Of course, they've been dogged from the start by all of the usual complaints levied by grownups at teen-oriented pop ("I like to call them the Spice Boys," Chris Rock chided on last month's MTV Music Awards), but their fantastic show at San Jose Arena Oct. 21, the first of a two-night stop in town, did much to squash characterizations of them as soulless wonders.
In a two-hour set paced with seemingly focus-group-tested precision, the Boys sang and danced with charming abandon, turning what might have been a bland, Disneyfied extravaganza into an unmistakably musical event with moments of raw emotional power.
That's not to say that they didn't indulge in literally over-the-top theatrical trickery. Their grand entrance--accompanied by the "Death Star Theme" from Star Wars--brought them to stage soaring above the crowd on wires, landing just in time for the downbeat of their fast-rising current hit "Larger Than Life" (now at No. 30 on Billboard's Hot 100) and finishing the tune with pillars of magnesium-red flame flaring from each corner of the five-sided stage.

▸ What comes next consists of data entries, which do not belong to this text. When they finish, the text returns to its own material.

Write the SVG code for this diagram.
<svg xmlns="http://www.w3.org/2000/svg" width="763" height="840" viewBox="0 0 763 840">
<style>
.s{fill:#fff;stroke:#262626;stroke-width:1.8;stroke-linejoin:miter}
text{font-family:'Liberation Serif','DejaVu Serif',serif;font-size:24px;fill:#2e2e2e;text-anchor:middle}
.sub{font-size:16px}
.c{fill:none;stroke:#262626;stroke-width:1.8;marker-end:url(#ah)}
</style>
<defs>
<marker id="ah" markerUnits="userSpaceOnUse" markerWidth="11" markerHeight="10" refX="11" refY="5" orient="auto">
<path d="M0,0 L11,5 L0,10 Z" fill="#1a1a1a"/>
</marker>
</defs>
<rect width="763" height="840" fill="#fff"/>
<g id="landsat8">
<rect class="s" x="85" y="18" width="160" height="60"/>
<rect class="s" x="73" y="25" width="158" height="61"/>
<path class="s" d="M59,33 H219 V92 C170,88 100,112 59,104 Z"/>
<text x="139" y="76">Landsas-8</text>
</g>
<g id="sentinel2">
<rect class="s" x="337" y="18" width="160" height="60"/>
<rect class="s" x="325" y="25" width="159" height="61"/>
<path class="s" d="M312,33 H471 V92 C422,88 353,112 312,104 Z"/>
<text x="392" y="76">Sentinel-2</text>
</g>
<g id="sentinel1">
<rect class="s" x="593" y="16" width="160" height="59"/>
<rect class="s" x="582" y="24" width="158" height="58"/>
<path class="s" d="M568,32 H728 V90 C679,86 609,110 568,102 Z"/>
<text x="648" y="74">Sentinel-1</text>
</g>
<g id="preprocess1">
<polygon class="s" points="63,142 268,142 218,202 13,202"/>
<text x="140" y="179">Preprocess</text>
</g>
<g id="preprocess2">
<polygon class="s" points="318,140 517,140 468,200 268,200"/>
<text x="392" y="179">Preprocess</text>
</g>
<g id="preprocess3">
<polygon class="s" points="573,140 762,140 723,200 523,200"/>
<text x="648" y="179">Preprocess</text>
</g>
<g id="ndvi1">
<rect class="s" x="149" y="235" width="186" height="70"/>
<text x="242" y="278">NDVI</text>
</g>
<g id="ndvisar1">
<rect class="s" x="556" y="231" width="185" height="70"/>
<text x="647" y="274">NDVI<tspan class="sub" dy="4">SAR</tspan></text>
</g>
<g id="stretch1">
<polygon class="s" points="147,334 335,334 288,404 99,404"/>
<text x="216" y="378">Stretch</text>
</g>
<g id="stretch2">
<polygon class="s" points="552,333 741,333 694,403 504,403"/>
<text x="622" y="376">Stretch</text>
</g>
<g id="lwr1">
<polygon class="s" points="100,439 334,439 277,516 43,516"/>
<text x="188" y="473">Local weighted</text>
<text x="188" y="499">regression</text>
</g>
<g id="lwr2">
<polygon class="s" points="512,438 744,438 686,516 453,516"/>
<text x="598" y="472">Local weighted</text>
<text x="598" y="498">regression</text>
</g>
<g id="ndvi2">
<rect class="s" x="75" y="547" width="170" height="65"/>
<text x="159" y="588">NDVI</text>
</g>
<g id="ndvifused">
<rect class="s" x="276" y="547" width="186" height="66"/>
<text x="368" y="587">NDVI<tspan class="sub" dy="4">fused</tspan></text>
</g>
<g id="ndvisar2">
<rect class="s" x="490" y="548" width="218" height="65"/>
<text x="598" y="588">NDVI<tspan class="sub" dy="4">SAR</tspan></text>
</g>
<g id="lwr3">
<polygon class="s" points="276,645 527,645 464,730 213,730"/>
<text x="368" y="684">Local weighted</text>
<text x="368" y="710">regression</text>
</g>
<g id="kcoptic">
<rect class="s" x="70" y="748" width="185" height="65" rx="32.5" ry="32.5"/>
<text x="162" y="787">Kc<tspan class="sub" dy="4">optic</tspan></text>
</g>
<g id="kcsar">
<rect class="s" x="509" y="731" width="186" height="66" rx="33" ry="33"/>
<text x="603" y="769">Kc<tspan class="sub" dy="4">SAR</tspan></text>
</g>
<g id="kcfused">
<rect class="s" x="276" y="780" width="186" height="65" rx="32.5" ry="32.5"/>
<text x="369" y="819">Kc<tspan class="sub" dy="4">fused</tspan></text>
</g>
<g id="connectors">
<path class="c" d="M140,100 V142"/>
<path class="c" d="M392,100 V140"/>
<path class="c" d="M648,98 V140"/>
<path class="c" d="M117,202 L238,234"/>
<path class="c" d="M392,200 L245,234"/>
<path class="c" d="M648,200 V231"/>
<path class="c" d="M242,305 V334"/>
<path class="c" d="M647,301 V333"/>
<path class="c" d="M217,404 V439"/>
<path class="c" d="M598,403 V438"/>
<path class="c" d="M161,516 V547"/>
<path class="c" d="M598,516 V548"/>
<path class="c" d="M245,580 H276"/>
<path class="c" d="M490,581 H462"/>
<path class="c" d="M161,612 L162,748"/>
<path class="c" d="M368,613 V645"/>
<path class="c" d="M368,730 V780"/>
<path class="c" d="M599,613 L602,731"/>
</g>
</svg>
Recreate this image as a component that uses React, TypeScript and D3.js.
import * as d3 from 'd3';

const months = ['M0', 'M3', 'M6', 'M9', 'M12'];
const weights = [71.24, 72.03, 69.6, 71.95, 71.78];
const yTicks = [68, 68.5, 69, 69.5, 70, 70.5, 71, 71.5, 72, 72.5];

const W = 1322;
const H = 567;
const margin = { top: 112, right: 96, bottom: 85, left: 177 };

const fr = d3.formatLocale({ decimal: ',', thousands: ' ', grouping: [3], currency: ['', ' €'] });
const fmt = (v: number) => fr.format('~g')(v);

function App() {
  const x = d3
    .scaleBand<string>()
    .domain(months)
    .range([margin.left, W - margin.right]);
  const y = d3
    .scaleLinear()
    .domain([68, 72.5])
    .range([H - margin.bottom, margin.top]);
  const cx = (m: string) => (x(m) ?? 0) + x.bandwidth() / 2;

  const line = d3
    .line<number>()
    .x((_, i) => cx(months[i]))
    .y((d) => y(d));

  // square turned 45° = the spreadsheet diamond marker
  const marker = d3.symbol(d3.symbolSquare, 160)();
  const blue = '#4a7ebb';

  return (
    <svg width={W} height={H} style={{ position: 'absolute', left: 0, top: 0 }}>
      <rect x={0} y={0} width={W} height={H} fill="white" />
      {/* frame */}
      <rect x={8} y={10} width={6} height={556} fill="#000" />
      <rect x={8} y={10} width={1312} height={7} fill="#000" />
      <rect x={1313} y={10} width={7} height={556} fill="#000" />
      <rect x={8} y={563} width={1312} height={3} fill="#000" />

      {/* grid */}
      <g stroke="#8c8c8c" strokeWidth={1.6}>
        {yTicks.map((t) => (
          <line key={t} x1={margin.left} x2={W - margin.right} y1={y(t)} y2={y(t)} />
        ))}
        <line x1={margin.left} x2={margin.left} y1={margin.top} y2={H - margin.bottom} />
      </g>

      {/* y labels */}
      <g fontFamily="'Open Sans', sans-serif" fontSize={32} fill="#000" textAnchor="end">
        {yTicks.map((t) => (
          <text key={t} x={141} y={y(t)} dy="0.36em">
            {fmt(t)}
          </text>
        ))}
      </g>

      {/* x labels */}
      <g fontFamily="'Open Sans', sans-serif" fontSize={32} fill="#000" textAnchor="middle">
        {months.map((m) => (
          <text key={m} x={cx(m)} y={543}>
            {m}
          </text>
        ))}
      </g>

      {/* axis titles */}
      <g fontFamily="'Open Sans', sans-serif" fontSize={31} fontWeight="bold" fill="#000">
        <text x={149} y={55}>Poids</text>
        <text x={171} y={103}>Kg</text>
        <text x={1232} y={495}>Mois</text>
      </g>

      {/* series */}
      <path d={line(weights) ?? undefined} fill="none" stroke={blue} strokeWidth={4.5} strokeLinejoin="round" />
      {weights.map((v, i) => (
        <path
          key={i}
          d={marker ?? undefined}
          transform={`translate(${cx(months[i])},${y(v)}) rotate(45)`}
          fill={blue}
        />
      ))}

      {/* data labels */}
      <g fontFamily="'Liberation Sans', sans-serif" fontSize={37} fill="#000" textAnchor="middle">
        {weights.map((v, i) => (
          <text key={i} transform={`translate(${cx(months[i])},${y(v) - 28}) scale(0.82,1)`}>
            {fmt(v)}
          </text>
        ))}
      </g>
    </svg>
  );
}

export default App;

On "Quit Playing Games With My Heart," the runaway hit from 1997's Backstreet Boys, they took to the air again, flying out from every side of the stage and tossing teddy bears to the crowd as their rock-solid band jammed at full-tilt.
With the biggest album release ever--Millennium beat out Garth Brooks' latest, going gold with 1.1 million copies sold in its first week--the Backstreet Boys have already done the seemingly impossible by following up their smash debut with an even bigger record. And though Millennium has enough momentum to carry them well into 2000, the real challenge comes when they finish up touring and head back to the studio.
Despite the boyish looks of Backstreet baby Nick Carter, all of them would have been rotated out of Menudo long ago, and a couple (I'm not gonna name names) seem only a few years shy of the age when they'd have to make their final curtain call in the movie Logan's Run.
To top Millennium, they have to grow up and probably bring to the foreground much of the sublimated sexuality in their music just as Madonna did when she morphed from material girl to blonde bombshell or Janet Jackson did with Rhythm Nation.
But for now, the Backstreet Boys have the voice of a generation, an American cohort even more massive than their Baby Boomer parents. Just hitting college and their prime pop culture consuming years, this is a generation--if the Backstreet Boys are any indication--as full of aw-shucks sincerity and the-world-is-mine innocence as Generation Xers are with cagey irony.
Where their parents as youths turned their cultural muscle toward social and political movements, these Re-Boomers are media savvy and loaded with disposable income, warming up to spend the spoils of the biggest economic boom in American history and ready to party like it's 1999.